BABYLON
Infos & réservation
Thème
Ça commence par une scène comme on en a rarement osé au cinéma. Celle d’une fête pharaonique, orgiaque et dantesque, offerte au tout Hollywood par un de ses magnats, dans le salon gigantesque de sa villa. Grâce à un long travelling d’une habileté diabolique, on y voit, pendant 20 minutes, des gens désinhibés qui boivent, copulent, dansent, sniffent, se dévêtissent, s’esclaffent, pleurent, s’engueulent ou s’écroulent, au rythme frénétique d’une géniale musique jazzy. Dehors, un jeune et séduisant factotum s’acharne à essayer de faire entrer dans cet indescriptible barnum un… éléphant, qui va bientôt déféquer sur les invités… Bienvenue dans la cité des Anges au temps des années 20, quand le cinéma était encore muet, que tous les excès étaient permis (sinon encouragés), et où les carrières se faisaient et se défaisaient en un rien de temps !
En un peu plus de 3 heures tragi-comiques d’une virtuosité folle, une dizaine d’années vont défiler, de la grandeur à la décadence du monde du 7ème art, articulées essentiellement autour de trois personnages, un acteur star bientôt déchu (Brad Pitt), une comédienne débutante prête à tout pour y arriver, et qui y arrivera (Margot Robbie) et un jeune immigré mexicain qui rêve de devenir producteur de films et qui y parviendra aussi (Diego Calva).
Points forts
- Babylon est un film qui dure peut-être plus de 3 heures, mais c’est un film qui a mis …quinze ans à se faire. C’est en 2008, après plusieurs lectures de Hollywood Babylone, un recueil d’histoires scandaleuses sur les coulisses du Hollywood des années 20 que Damien Chazelle a commencé à y penser, bien avant qu’il ne réalise Whiplash et La la Land. Pendant plusieurs années, il va donc emmagasiner des tonnes d’informations sur la transition du muet au parlant et comprendre que cette transition a causé des dégâts inimaginables, notamment humains. Au fil de sa documentation, il finit par réaliser que l’ Hollywood de ces années folles, loin d’être une industrie solide, n’était alors qu’une sorte de barnum aussi trivial que mirobolant, bâti sur des sables mouvants. Il décide de faire un film, qui sera le contre-pied ou l’envers d’un film qu’il adore Chantons sous la pluie.
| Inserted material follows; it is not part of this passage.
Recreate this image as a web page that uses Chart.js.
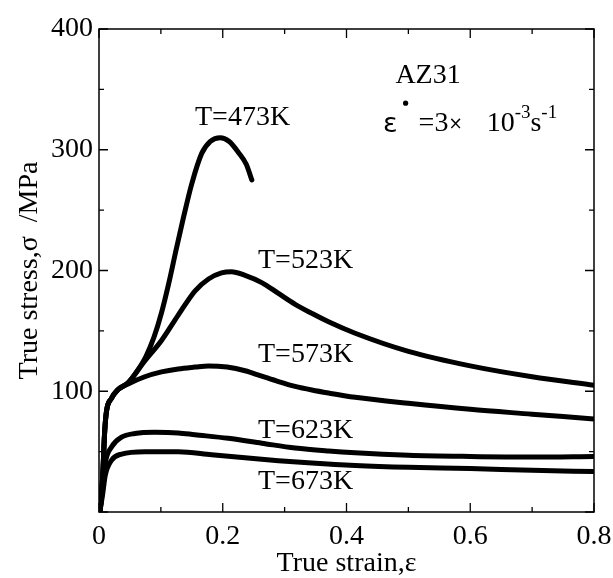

- Pour écrire le scénario, le cinéaste américano-français épluche la biographie des célébrités de l’époque. Ses personnages seront tous inspirés de personnes ayant existé. L’actrice jouée dans le film par Margot Robbie sera un mélange de Clara Bow et de Joan Crawford; le jeune immigré mexicain interprété par Diego Calva, un mix de Dudley Murphy et Ramon Novarro. Quant à la star bientôt déchue endossée par Brad Pitt, elle sera inspirée de Clark Gable, John Gilbert, et de Douglas Fairbanks.
- Au début, aucun studio ne veut assumer la production de ce film dont Damien Chazelle sait d’ores et déjà qu’il sera long, épique et scandaleux. Paramount finira par le suivre. Sans conditions.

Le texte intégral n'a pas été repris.